Una de mis primeras nociones -al igual que en la vida- que existían ciudadanos de distintas categorías, lo constituía el viajar, precisamente, en “primera o segunda”, ya sea ocupando mullidos asientos o, debiendo contentarnos con duros bancos de madera según fuera lo indicado en el boleto de cartón de dos colores, (la ida y la vuelta) que el guarda picaba celosamente en unos casos sí, y en otros no.
Los antiguos trenes ingleses carrozados en madera fueron sustituidos por la dictadura de 1955 por 58 formaciones compradas en 1950 por el gobierno justicialista del General Perón, los llamados “trenes japoneses”, modernos coches pintados de plateado con franjas azules en sus laterales.
Varios poetas y artistas populares le rindieron homenaje a sus pagos chicos instalados a la vera del “Sarmiento”. Por los 70”, un muy joven Víctor Heredia describía la triste existencia del “Viejo Matías en la estación de chapas de Paso del Rey”; Jorge Marziali brindó un merecido reconocimiento a “Los obreros de Morón” y Carlos Barocela no dejaba pasar el recordar a su terruño, Haedo, en alguna que otra canción de su autoría.
Debieron transcurrir varias décadas hasta que, en julio de 2014, la exclusiva gestión de CFK dotó al ramal Once-Moreno, de unidades de novísima generación reparando en ese sentido un anhelo largamente acariciado por millones de pasajeros.
A diferencia de los viajes que solía realizar a la Capital Federal en este medio de locomoción en los tiempos de Cristina, donde al tren lo “sentía mío”, en estos momentos experimento la sensación que se lo han apropiado y exhiben orgullosos un logro que a este engendro de gobierno no le pertenece.
Si bien nunca faltaron los buscas, vendedores ambulantes de todo aquello que pueda ser comprado, hubo tiempos no tan lejanos donde su presencia, producto de una bonanza innegable había disminuido, constituyendo casi una rareza su voceo recitando las bondades de todo lo imaginable (o no).
La crisis inconmensurable a que este grupo de desfachatados sometió al país, provocó una súbita reaparición de compatriotas que abandonarán sus casas quien sabe a qué hora, siendo incierta la sus regresos, y que por necesidad renunciaron a viejos códigos no escritos, como por ejemplo esperar el paso de un colega por el vagón para ofrecer lo suyo, siendo así que, a despecho de sus cuerdas vocales, rivalizan a los gritos en pos de imponer “tres prácticas tijeras por cincuenta pesos, pebetes recién elaborados, café “calientito”, a lo’ pancho’, a la Coca , las pinturitas para los más chiquitos” y muchas, muchísimas chucherías más.

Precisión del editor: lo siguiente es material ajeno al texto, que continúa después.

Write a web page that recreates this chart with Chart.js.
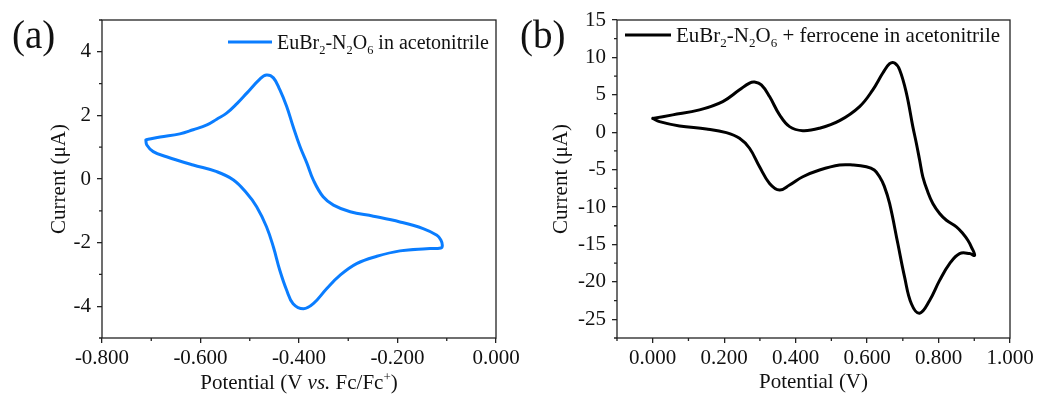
<!DOCTYPE html>
<html>
<head>
<meta charset="utf-8">
<script src="https://cdn.jsdelivr.net/npm/chart.js@4.4.1/dist/chart.umd.min.js"></script>
<style>
  html, body { margin: 0; padding: 0; background: #fff; }
  #wrap { position: relative; width: 1039px; height: 399px; overflow: hidden; font-family: "Liberation Serif", "Times New Roman", serif; }
  .panel { position: absolute; top: 0; height: 399px; }
  #pa { left: 0; width: 530px; }
  #pb { left: 515px; width: 524px; }
  .tag { position: absolute; top: 15px; font-size: 39px; line-height: 1; color: #111; }
</style>
</head>
<body>
<div id="wrap">
  <div class="panel" id="pa"><canvas id="chartA" width="530" height="399"></canvas></div>
  <div class="panel" id="pb"><canvas id="chartB" width="524" height="399"></canvas></div>
  <div class="tag" style="left:12px">(a)</div>
  <div class="tag" style="left:520px">(b)</div>
</div>
<script>
// panel (a): EuBr2-N2O6 in acetonitrile, potential vs Fc/Fc+
const aPotential = [
  -0.711, -0.682, -0.642, -0.615, -0.587, -0.567, -0.547, -0.526, -0.506, -0.479,
  -0.466, -0.452, -0.439, -0.425, -0.412, -0.398, -0.384, -0.371, -0.351, -0.330,
  -0.296, -0.249, -0.195, -0.148, -0.120, -0.112, -0.109, -0.112, -0.141, -0.195,
  -0.242, -0.283, -0.317, -0.344, -0.371, -0.391, -0.412, -0.425, -0.439, -0.452,
  -0.466, -0.486, -0.506, -0.533, -0.567, -0.615, -0.669, -0.696, -0.709, -0.711
];
const aCurrent = [
  1.23, 1.32, 1.42, 1.55, 1.70, 1.88, 2.07, 2.37, 2.70, 3.15,
  3.27, 3.18, 2.81, 2.28, 1.65, 1.02, 0.50, -0.03, -0.56, -0.82,
  -1.03, -1.17, -1.35, -1.56, -1.77, -1.92, -2.08, -2.17, -2.19, -2.26,
  -2.43, -2.66, -3.03, -3.45, -3.92, -4.08, -3.92, -3.50, -2.87, -2.14,
  -1.50, -0.87, -0.45, -0.03, 0.23, 0.44, 0.70, 0.86, 1.07, 1.23
];
const aXTicks = [-0.8, -0.6, -0.4, -0.2, 0];
const aYTicks = [-4, -2, 0, 2, 4];

// panel (b): EuBr2-N2O6 + ferrocene in acetonitrile
const bPotential = [
  0.000, 0.056, 0.131, 0.196, 0.243, 0.271, 0.285, 0.304, 0.327, 0.355,
  0.383, 0.420, 0.467, 0.523, 0.579, 0.616, 0.644, 0.663, 0.677, 0.691,
  0.710, 0.728, 0.738, 0.747, 0.756, 0.770, 0.784, 0.803, 0.822, 0.850,
  0.868, 0.882, 0.892, 0.901, 0.887, 0.859, 0.831, 0.803, 0.775, 0.747,
  0.724, 0.705, 0.686, 0.663, 0.648, 0.635, 0.620, 0.598, 0.560, 0.523,
  0.467, 0.420, 0.383, 0.355, 0.327, 0.299, 0.271, 0.243, 0.206, 0.150,
  0.075, 0.019, 0.000
];
const bCurrent = [
  1.85, 2.32, 2.99, 4.10, 5.67, 6.57, 6.70, 6.34, 4.77, 2.32,
  0.75, 0.21, 0.54, 1.55, 3.43, 5.67, 7.91, 9.16, 9.25, 8.35,
  5.23, 0.75, -1.50, -3.71, -5.95, -8.00, -9.52, -10.86, -11.76, -12.65,
  -13.54, -14.44, -15.34, -16.45, -16.22, -16.22, -17.56, -19.80, -22.48, -24.18,
  -22.92, -19.36, -14.88, -9.52, -7.20, -5.95, -5.05, -4.61, -4.38, -4.38,
  -5.05, -5.95, -7.06, -7.73, -6.84, -4.61, -2.14, -0.80, -0.05, 0.44,
  0.84, 1.42, 1.85
];
const bXTicks = [0, 0.2, 0.4, 0.6, 0.8, 1.0];
const bYTicks = [-25, -20, -15, -10, -5, 0, 5, 10, 15];

const FONT = "'Liberation Serif', 'Times New Roman', serif";
Chart.defaults.font.family = FONT;
Chart.defaults.color = "#111";

const isMajor = (v, list) => list.some((t) => Math.abs(t - v) < 1e-6);

function drawRich(ctx, segs, x, y, size, align) {
  const fontFor = (s) =>
    (s.it ? "italic " : "") + (s.sub || s.sup ? size * 0.62 : size) + "px " + FONT;
  let w = 0;
  segs.forEach((s) => {
    ctx.font = fontFor(s);
    w += ctx.measureText(s.t).width;
  });
  let cx = align === "center" ? x - w / 2 : x;
  ctx.textAlign = "left";
  ctx.textBaseline = "alphabetic";
  segs.forEach((s) => {
    ctx.font = fontFor(s);
    const dy = s.sub ? size * 0.27 : s.sup ? -size * 0.4 : 0;
    ctx.fillText(s.t, cx, y + dy);
    cx += ctx.measureText(s.t).width;
  });
}

// box round the plot and the short minor ticks
const framePlugin = {
  id: "frame",
  afterDraw(chart) {
    const { ctx, chartArea: a } = chart;
    const xs = chart.scales.x;
    const ys = chart.scales.y;
    ctx.save();
    ctx.strokeStyle = "#222";
    ctx.lineWidth = 1.3;
    ctx.strokeRect(a.left, a.top, a.right - a.left, a.bottom - a.top);
    ctx.beginPath();
    xs.ticks.forEach((t) => {
      if (t.label !== "") return;
      const p = xs.getPixelForValue(t.value);
      ctx.moveTo(p, a.bottom);
      ctx.lineTo(p, a.bottom + 3);
    });
    ys.ticks.forEach((t) => {
      if (t.label !== "") return;
      const p = ys.getPixelForValue(t.value);
      ctx.moveTo(a.left, p);
      ctx.lineTo(a.left - 3, p);
    });
    ctx.stroke();
    ctx.restore();
  },
};

function textPlugin(legend, xTitle) {
  return {
    id: "texts",
    afterDraw(chart) {
      const { ctx, chartArea: a } = chart;
      ctx.save();
      ctx.fillStyle = "#111";
      // legend
      ctx.strokeStyle = legend.color;
      ctx.lineWidth = 3;
      ctx.beginPath();
      ctx.moveTo(legend.x, legend.y);
      ctx.lineTo(legend.x + legend.len, legend.y);
      ctx.stroke();
      drawRich(ctx, legend.segs, legend.x + legend.len + 5, legend.y + 6.5, legend.size, "left");
      // x axis title
      drawRich(ctx, xTitle.segs, (a.left + a.right) / 2, xTitle.y, 21, "center");
      ctx.restore();
    },
  };
}

function makeChart(el, cfg) {
  const points = cfg.xs.map((x, i) => ({ x: x, y: cfg.ys[i] }));
  return new Chart(el, {
    type: "scatter",
    data: {
      datasets: [
        {
          label: cfg.label,
          data: points,
          showLine: true,
          borderColor: cfg.color,
          borderWidth: 3,
          borderJoinStyle: "round",
          borderCapStyle: "round",
          pointRadius: 0,
          tension: 0.4,
          fill: false,
        },
      ],
    },
    options: {
      responsive: false,
      animation: false,
      layout: { padding: { top: 20, right: cfg.padRight, bottom: 0, left: 0 } },
      plugins: {
        legend: { display: false },
        tooltip: { enabled: false },
      },
      scales: {
        x: {
          type: "linear",
          min: cfg.xMin,
          max: cfg.xMax,
          afterFit: (s) => {
            s.height = 61;
          },
          border: { display: false },
          grid: {
            drawOnChartArea: false,
            tickLength: 5,
            lineWidth: 1.3,
            tickColor: (c) => (c.tick && isMajor(c.tick.value, cfg.xTicks) ? "#222" : "rgba(0,0,0,0)"),
          },
          ticks: {
            stepSize: cfg.xStep,
            autoSkip: false,
            maxRotation: 0,
            padding: 3,
            color: "#111",
            font: { size: 21 },
            callback: (v) => (isMajor(v, cfg.xTicks) ? v.toFixed(3) : ""),
          },
        },
        y: {
          type: "linear",
          min: cfg.yMin,
          max: cfg.yMax,
          afterFit: (s) => {
            s.width = 102;
          },
          border: { display: false },
          grid: {
            drawOnChartArea: false,
            tickLength: 5,
            lineWidth: 1.3,
            tickColor: (c) => (c.tick && isMajor(c.tick.value, cfg.yTicks) ? "#222" : "rgba(0,0,0,0)"),
          },
          ticks: {
            stepSize: cfg.yStep,
            autoSkip: false,
            padding: 6,
            color: "#111",
            font: { size: 21 },
            callback: (v) => (isMajor(v, cfg.yTicks) ? String(v) : ""),
          },
          title: {
            display: true,
            text: "Current (μA)",
            color: "#111",
            font: { size: 21 },
            padding: { top: cfg.yTitlePad, bottom: 0 },
          },
        },
      },
    },
    plugins: [framePlugin, textPlugin(cfg.legend, cfg.xTitle)],
  });
}

makeChart(document.getElementById("chartA"), {
  label: "EuBr2-N2O6 in acetonitrile",
  xs: aPotential,
  ys: aCurrent,
  color: "#0a7dff",
  xMin: -0.8,
  xMax: 0,
  xStep: 0.1,
  xTicks: aXTicks,
  yMin: -5,
  yMax: 5,
  yStep: 1,
  yTicks: aYTicks,
  padRight: 34,
  yTitlePad: 47,
  legend: {
    x: 228,
    y: 42,
    len: 44,
    size: 20,
    color: "#0a7dff",
    segs: [
      { t: "EuBr" }, { t: "2", sub: true }, { t: "-N" }, { t: "2", sub: true },
      { t: "O" }, { t: "6", sub: true }, { t: " in acetonitrile" },
    ],
  },
  xTitle: {
    y: 389,
    segs: [
      { t: "Potential (V " }, { t: "vs.", it: true }, { t: " Fc/Fc" },
      { t: "+", sup: true }, { t: ")" },
    ],
  },
});

makeChart(document.getElementById("chartB"), {
  label: "EuBr2-N2O6 + ferrocene in acetonitrile",
  xs: bPotential,
  ys: bCurrent,
  color: "#000",
  xMin: -0.1,
  xMax: 1.0,
  xStep: 0.1,
  xTicks: bXTicks,
  yMin: -27.5,
  yMax: 15,
  yStep: 2.5,
  yTicks: bYTicks,
  padRight: 29,
  yTitlePad: 34,
  legend: {
    x: 110,
    y: 35,
    len: 46,
    size: 21,
    color: "#000",
    segs: [
      { t: "EuBr" }, { t: "2", sub: true }, { t: "-N" }, { t: "2", sub: true },
      { t: "O" }, { t: "6", sub: true }, { t: " + ferrocene in acetonitrile" },
    ],
  },
  xTitle: {
    y: 388,
    segs: [{ t: "Potential (V)" }],
  },
});
</script>
</body>
</html>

No son las únicas víctimas de un sistema que nos cambió el país y la vida en tan solo un año y pico, puesto que sumados a quienes -miserablemente- aún pueden valerse por sus medios, tenemos que añadirle la inmensa legión de desocupados, cantantes, guitarristas, charanguistas, niños y lisiados que claman por una moneda, aún por la más insignificante, ya que de ella depende alguna mísera caloría para su subsistencia.
No es el final soñado para este relato que comenzó con las delicias de un viaje con ventanillas abiertas y un viento que te acariciaba la cara a los siete años, y este casi setentón que no ceja en sus empeños de recuperar lo perdido, de poder volver a sentir que está viajando en “su tren”, de intentar persuadir en charlas en los mismos vagones de la necesidad de revertir esta pesadilla y de proclamar, en definitiva, que no se rinde.